§ **WHAT TO WORK ON**:
List the lines of this listing that hold the word "script".
[Start]
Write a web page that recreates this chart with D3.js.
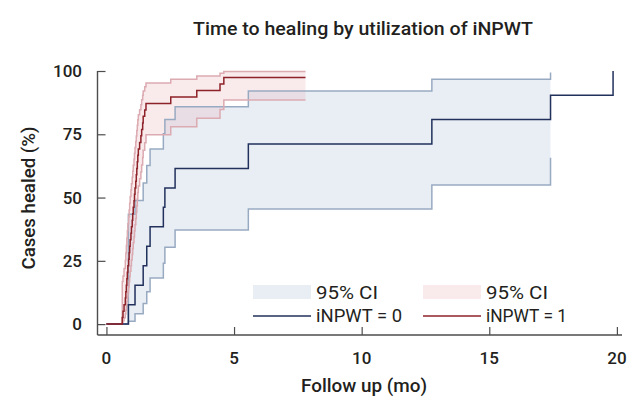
<!DOCTYPE html>
<html>
<head>
<meta charset="utf-8">
<script src="https://cdn.jsdelivr.net/npm/d3@7"></script>
<style>
  body { margin: 0; background: #fff; }
  text { font-family: Roboto, "Noto Sans", sans-serif; fill: #231f20; }
</style>
</head>
<body>
<svg id="chart" width="635" height="402"></svg>
<script>
// iNPWT = 0 : Kaplan-Meier failure (cases healed, %) with 95% CI
const blueTime   = [0, 0.86, 1.12, 1.44, 1.58, 1.71, 2.23, 2.29, 2.69, 5.56, 12.75, 17.4, 19.85];
const blueHealed = [0, 7.7, 15.4, 23.1, 30.8, 38.5, 46.2, 53.8, 61.5, 71.2, 80.8, 90.4, 100];
const blueLower  = [0, 1.1, 4.1, 8.1, 12.8, 18.2, 24.0, 30.4, 37.2, 45.5, 55.0, 65.7];
const blueUpper  = [0, 43.4, 48.8, 55.8, 62.7, 69.2, 75.2, 80.8, 85.9, 92.1, 96.7, 99.4];

// iNPWT = 1
const redTime = [0, 0.62, 0.65, 0.69, 0.74, 0.76, 0.78, 0.80, 0.82, 0.84, 0.87, 0.89, 0.91,
  0.93, 0.96, 0.98, 1.01, 1.03, 1.05, 1.08, 1.10, 1.12, 1.15, 1.17, 1.19, 1.21, 1.23,
  1.25, 1.30, 1.35, 1.38, 1.42, 1.44, 1.50, 1.55, 2.52, 3.54, 4.45, 4.60, 7.8];
const redHealed = [0, 2.6, 5.1, 7.7, 10.3, 12.8, 15.4, 17.9, 20.5, 23.1, 25.6, 28.2, 30.8,
  33.3, 35.9, 38.5, 41.0, 43.6, 46.2, 48.7, 51.3, 53.8, 56.4, 59.0, 61.5, 64.1, 66.7,
  69.2, 71.8, 74.4, 76.9, 79.5, 82.1, 84.6, 87.2, 89.7, 92.3, 94.9, 97.4, 97.4];
const redLower = [0, 0.4, 1.3, 2.5, 4.0, 5.5, 7.2, 9.0, 10.8, 12.7, 14.7, 16.7, 18.8,
  20.9, 23.1, 25.3, 27.5, 29.8, 32.1, 34.4, 36.8, 39.3, 41.7, 44.2, 46.8, 49.4, 52.0,
  54.6, 57.4, 60.1, 62.9, 65.8, 68.7, 71.7, 74.8, 78.0, 81.3, 84.8, 88.5, 88.5];
const redUpper = [0, 16.8, 19.0, 22.0, 25.1, 28.1, 31.1, 34.0, 36.9, 39.7, 42.4, 45.1, 47.8,
  50.4, 53.0, 55.5, 58.0, 60.4, 62.8, 65.2, 67.5, 69.8, 72.1, 74.3, 76.5, 78.6, 80.7,
  82.7, 84.7, 86.7, 88.6, 90.4, 92.1, 93.8, 95.3, 96.7, 98.0, 99.1, 99.8, 99.8];

const xTicks = [0, 5, 10, 15, 20];
const yTicks = [0, 25, 50, 75, 100];
const groups = ["iNPWT = 0", "iNPWT = 1"];

const svg = d3.select("#chart");

const x = d3.scaleLinear().domain([-0.35, 20.2]).range([97.5, 622]);
const y = d3.scaleLinear().domain([-4.3, 100]).range([335, 71]);

const blueCol = "#22315c", blueFill = "#e9eef5", blueEdge = "#98aac1";
const redCol = "#8e2229", redFill = "#e8b4bc", redEdge = "#dcaab1";
const redOpacity = 0.28;

const pts = (t, v) => t.map((d, i) => [d, v[i]]);
const band = (t, lo, hi) => lo.map((d, i) => ({ t: t[i], lo: d, hi: hi[i] }));

const stepLine = d3.line().x(d => x(d[0])).y(d => y(d[1])).curve(d3.curveStepAfter);
const stepArea = d3.area()
  .x(d => x(d.t)).y0(d => y(d.lo)).y1(d => y(d.hi))
  .curve(d3.curveStepAfter);

// CI bands
const blueBand = band(blueTime, blueLower, blueUpper);
const redBand = band(redTime, redLower, redUpper);

svg.append("path").datum(blueBand).attr("d", stepArea)
  .attr("fill", blueFill);
svg.append("path").datum(redBand).attr("d", stepArea)
  .attr("fill", redFill).attr("fill-opacity", redOpacity);

[[blueBand, blueEdge], [redBand, redEdge]].forEach(([b, c]) => {
  svg.append("path").datum(b.map(d => [d.t, d.lo])).attr("d", stepLine)
    .attr("fill", "none").attr("stroke", c).attr("stroke-width", 1.5);
  svg.append("path").datum(b.map(d => [d.t, d.hi])).attr("d", stepLine)
    .attr("fill", "none").attr("stroke", c).attr("stroke-width", 1.5);
});

// main curves
svg.append("path").datum(pts(blueTime, blueHealed)).attr("d", stepLine)
  .attr("fill", "none").attr("stroke", blueCol).attr("stroke-width", 1.5);
svg.append("path").datum(pts(redTime, redHealed)).attr("d", stepLine)
  .attr("fill", "none").attr("stroke", redCol).attr("stroke-width", 1.5);

// axes
const axisCol = "#4d4d4d";
const yAxis = svg.append("g").attr("transform", `translate(${x.range()[0]},0)`)
  .call(d3.axisRight(y).tickValues(yTicks).tickSize(8).tickFormat(""));
const xAxis = svg.append("g").attr("transform", `translate(0,${y.range()[0]})`)
  .call(d3.axisTop(x).tickValues(xTicks).tickSize(8).tickFormat(""));
[yAxis, xAxis].forEach(g => {
  g.select(".domain").attr("stroke", axisCol).attr("stroke-width", 1.4);
  g.selectAll(".tick line").attr("stroke", axisCol).attr("stroke-width", 1.2);
});
yAxis.select(".domain").attr("d", `M0,${y(100)}V${y.range()[0]}`);
xAxis.select(".domain").attr("d", `M${x.range()[0]},0H${x.range()[1]}`);

svg.append("g").selectAll("text").data(yTicks).join("text")
  .attr("x", 82).attr("y", d => y(d) + 6)
  .attr("text-anchor", "end").attr("font-size", 17).attr("font-weight", 500)
  .text(d => d);
svg.append("g").selectAll("text").data(xTicks).join("text")
  .attr("x", d => x(d)).attr("y", 364)
  .attr("text-anchor", "middle").attr("font-size", 17).attr("font-weight", 500)
  .text(d => d);

// titles
svg.append("text").attr("x", 363).attr("y", 35).attr("text-anchor", "middle")
  .attr("font-size", 18).attr("font-weight", 500)
  .attr("textLength", 340).attr("lengthAdjust", "spacingAndGlyphs")
  .text("Time to healing by utilization of iNPWT");
svg.append("text").attr("x", 364).attr("y", 392).attr("text-anchor", "middle")
  .attr("font-size", 18).attr("font-weight", 500)
  .attr("textLength", 126).attr("lengthAdjust", "spacingAndGlyphs")
  .text("Follow up (mo)");
svg.append("text").attr("transform", "translate(35,198) rotate(-90)")
  .attr("text-anchor", "middle")
  .attr("font-size", 18).attr("font-weight", 500)
  .attr("textLength", 143).attr("lengthAdjust", "spacingAndGlyphs")
  .text("Cases healed (%)");

// legend
const legend = svg.append("g");
const legendX = [253, 423];
const fills = [[blueFill, 1], [redFill, redOpacity]];
const cols = [blueCol, redCol];
legendX.forEach((lx, i) => {
  legend.append("rect").attr("x", lx).attr("y", 285).attr("width", 58).attr("height", 14)
    .attr("fill", fills[i][0]).attr("fill-opacity", fills[i][1]);
  legend.append("text").attr("x", lx + 63).attr("y", 299).attr("font-size", 18)
    .attr("textLength", 62).attr("lengthAdjust", "spacingAndGlyphs").text("95% CI");
  legend.append("line").attr("x1", lx).attr("x2", lx + 58).attr("y1", 316).attr("y2", 316)
    .attr("stroke", cols[i]).attr("stroke-width", 1.5);
  legend.append("text").attr("x", lx + 63).attr("y", 322).attr("font-size", 18)
    .attr("textLength", i === 0 ? 86 : 81).attr("lengthAdjust", "spacingAndGlyphs")
    .text(groups[i]);
});
</script>
</body>
</html>
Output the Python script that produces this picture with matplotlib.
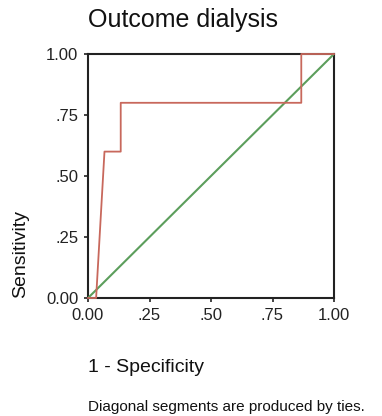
import matplotlib
matplotlib.use("Agg")
import matplotlib.pyplot as plt

plt.rcParams['font.family'] = ['Liberation Sans', 'DejaVu Sans']

fpr = [0.0, 0.033, 0.067, 0.133, 0.133, 0.867, 0.867, 1.0]
tpr = [0.0, 0.0, 0.6, 0.6, 0.8, 0.8, 1.0, 1.0]
ref_x = [0.0, 1.0]
ref_y = [0.0, 1.0]
ticks = [0.0, 0.25, 0.5, 0.75, 1.0]
tick_labels = ["0.00", ".25", ".50", ".75", "1.00"]

fig = plt.figure(figsize=(3.82, 4.16), dpi=100)
ax = fig.add_axes([88/382, 1-298/416, 246/382, 244/416])
ax.plot(ref_x, ref_y, color="#5c9e5c", lw=1.5, zorder=3)
ax.plot(fpr, tpr, color="#c8685c", lw=1.3, zorder=4, clip_on=False)
ax.set_xlim(0, 1)
ax.set_ylim(0, 1)
ax.set_xticks(ticks)
ax.set_xticklabels(tick_labels)
ax.set_yticks(ticks)
ax.set_yticklabels(tick_labels)
ax.tick_params(direction="out", length=3, width=1.2, labelsize=12, pad=4, colors="#222222")
for s in ax.spines.values():
    s.set_linewidth(1.5)
    s.set_color("#222222")
    s.set_zorder(2)

fig.text(88/382, 1-20/416, "Outcome dialysis", fontsize=18, ha="left", va="center", color="#111111")
fig.text(88/382, 1-367/416, "1 - Specificity", fontsize=14, ha="left", va="center", color="#111111")
fig.text(88/382, 1-407/416, "Diagonal segments are produced by ties.", fontsize=11, ha="left", va="center", color="#111111")
fig.text(21/382, 1-254/416, "Sensitivity", fontsize=14, rotation=90, ha="center", va="center", color="#111111")

fig.savefig("out.png", dpi=100)
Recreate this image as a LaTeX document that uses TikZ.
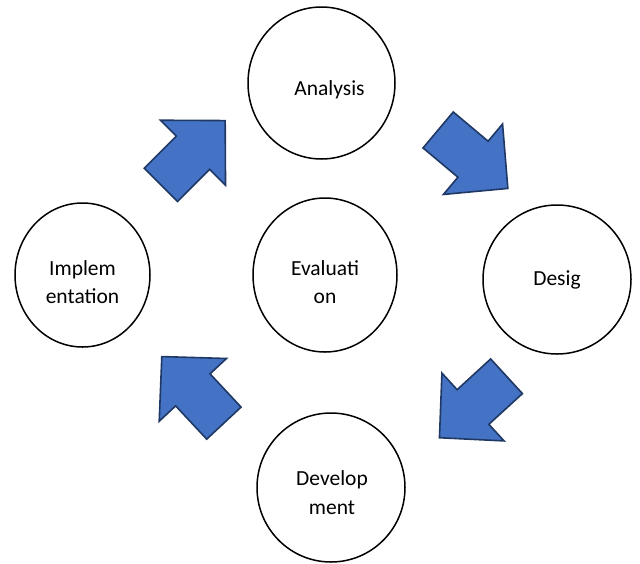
\documentclass[tikz,border=0pt]{standalone}
\usepackage{fontspec}
\setmainfont{Carlito}
\usetikzlibrary{shapes.geometric}

\definecolor{arrowfill}{HTML}{4472C4}
\definecolor{arrowline}{HTML}{1F3864}

\tikzset{
  phase/.style={ellipse, draw=black, line width=1.5pt, fill=white, inner sep=0pt},
  phasetext/.style={inner sep=0pt, align=center, font=\fontsize{21.5}{28.5}\selectfont},
  arrowshape/.style={fill=arrowfill, draw=arrowline, line width=1.6pt, line join=miter},
  blockarrow/.pic={
    \draw[arrowshape] (-45.5,-23.5) -- (0,-23.5) -- (0,-46) -- (45.5,0)
      -- (0,46) -- (0,23.5) -- (-45.5,23.5) -- cycle;
  }
}

\begin{document}
\begin{tikzpicture}[x=1pt,y=-1pt]
    % 
  \useasboundingbox (0,0) rectangle (640,563);

  \node[phase, minimum width=147pt, minimum height=152pt] (analysis) at (321.5,83) {};
  \node[phase, minimum width=148pt, minimum height=149pt] (design) at (557,279.5) {};
  \node[phase, minimum width=148pt, minimum height=149pt] (develop) at (331,487.5) {};
  \node[phase, minimum width=135pt, minimum height=144pt] (implement) at (82.5,275) {};
  \node[phase, minimum width=144pt, minimum height=154pt] (evaluate) at (325,275) {};

  \node[phasetext] (analysis_txt) at ([xshift=8pt,yshift=-7pt]analysis.center) {Analysis};
  \node[phasetext] (design_txt) at (design.center) {Desig};
  \node[phasetext] (develop_txt) at ([xshift=1pt,yshift=-5pt]develop.center) {Develop\\ment};
  \node[phasetext] (implement_txt) at ([yshift=-7pt]implement.center) {Implem\\entation};
  \node[phasetext] (evaluate_txt) at ([yshift=-7pt]evaluate.center) {Evaluati\\on};

  \pic[rotate=45]    at (193,152.75) {blockarrow};
  \pic[rotate=-40]   at (473,159.2)  {blockarrow};
  \pic[rotate=222.5] at (473,407)    {blockarrow};
  \pic[rotate=133]   at (192.85,389.85) {blockarrow};

\end{tikzpicture}
\end{document}
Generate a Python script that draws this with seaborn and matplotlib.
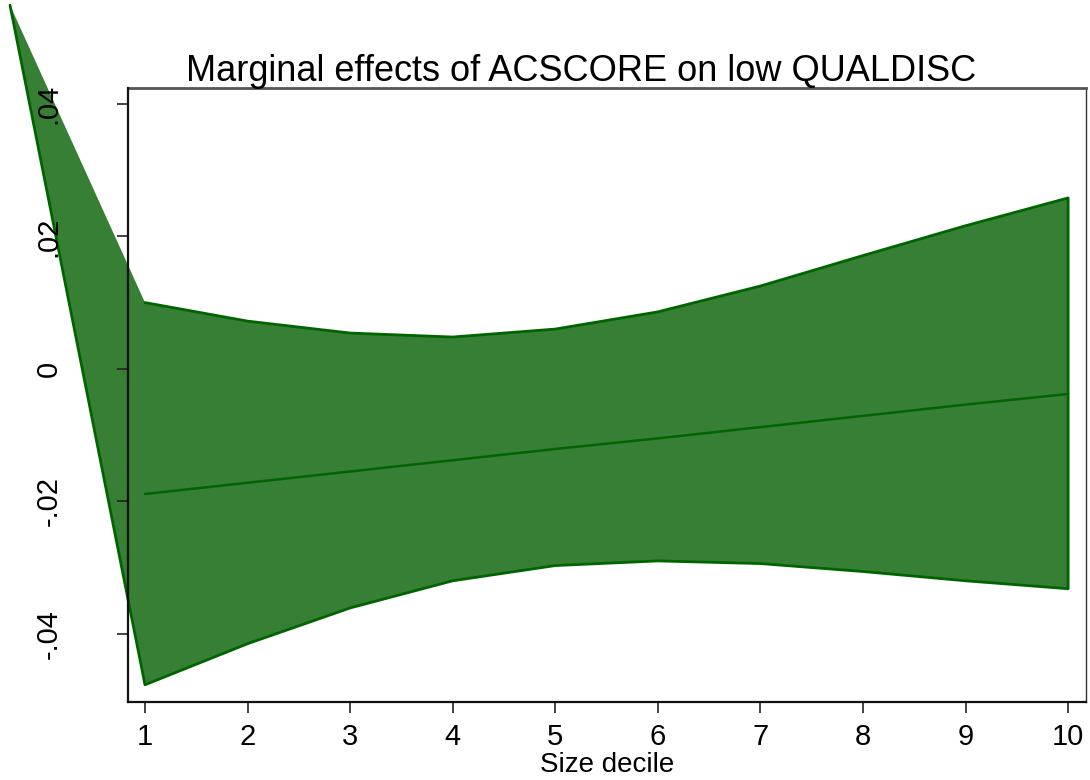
import numpy as np
import pandas as pd
import matplotlib
matplotlib.use('Agg')
import matplotlib.pyplot as plt
import seaborn as sns

# marginal effects by size decile
decile = [1, 2, 3, 4, 5, 6, 7, 8, 9, 10]
effect = [-0.0189, -0.0172, -0.0155, -0.0138, -0.0121, -0.0105, -0.0088, -0.0071, -0.0054, -0.0038]
upper = [0.0100, 0.0072, 0.0054, 0.0048, 0.0060, 0.0086, 0.0125, 0.0171, 0.0216, 0.0258]
lower = [-0.0477, -0.0415, -0.0361, -0.0320, -0.0297, -0.0290, -0.0294, -0.0306, -0.0320, -0.0332]
# stray point the original area plot starts from
tip_x = [-0.316]
tip_y = [0.0549]

ytick_vals = [-0.04, -0.02, 0, 0.02, 0.04]
ytick_labels = ['-.04', '-.02', '0', '.02', '.04']

fill_col = '#367f35'
line_col = '#006400'

sns.set_style('white')
plt.rcParams['font.family'] = ['Liberation Sans', 'DejaVu Sans']
plt.rcParams['text.color'] = 'black'
plt.rcParams['axes.labelcolor'] = 'black'
plt.rcParams['xtick.color'] = 'black'
plt.rcParams['ytick.color'] = 'black'

fig = plt.figure(figsize=(10.9, 7.8), dpi=100)
ax = fig.add_axes([0.1174, 0.1, 0.879, 0.7872])
ax.set_axisbelow(False)

# area outline path: tip -> lower bound -> upper bound reversed
path_x = tip_x + decile + decile[::-1]
path_y = tip_y + lower + upper[::-1]
ax.fill(path_x, path_y, color=fill_col, lw=0, clip_on=False, zorder=1)
ax.plot(path_x, path_y, color=line_col, lw=2, clip_on=False, zorder=2)

df = pd.DataFrame({'decile': decile, 'effect': effect})
sns.lineplot(data=df, x='decile', y='effect', color=line_col, lw=1.8, ax=ax, zorder=3)

ax.set_xlim(0.834, 10.175)
ax.set_ylim(-0.0503, 0.0424)
ax.set_xticks(decile)
ax.set_xticklabels([str(d) for d in decile], fontsize=21)
ax.set_yticks(ytick_vals)
ax.set_yticklabels(ytick_labels, fontsize=21, rotation=90, va='center')
ax.tick_params(axis='both', direction='out', length=8, width=1.2, color='#222222',
               bottom=True, left=True)
ax.tick_params(axis='x', pad=7)
ax.tick_params(axis='y', pad=39)
ax.xaxis.set_zorder(6)
ax.yaxis.set_zorder(6)

for side in ['left', 'bottom']:
    ax.spines[side].set_color('#111111')
    ax.spines[side].set_linewidth(1.6)
    ax.spines[side].set_zorder(7)
ax.spines['top'].set_color('#555555')
ax.spines['top'].set_linewidth(2)
ax.spines['right'].set_color('#333333')
ax.spines['right'].set_linewidth(1)

ax.set_xlabel('Size decile', fontsize=20, labelpad=1)
ax.set_ylabel('')
ax.set_title('Marginal effects of ACSCORE on low QUALDISC', fontsize=26, pad=5, x=0.473)

fig.savefig('out.png', dpi=100)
[End]
§ **EXERCISE RESPONSE**:
<script src="https://cdn.jsdelivr.net/npm/d3@7"></script>
<script>
</script>
Output the Python script that produces this picture with matplotlib.
Generate a Python script that draws this with seaborn and matplotlib.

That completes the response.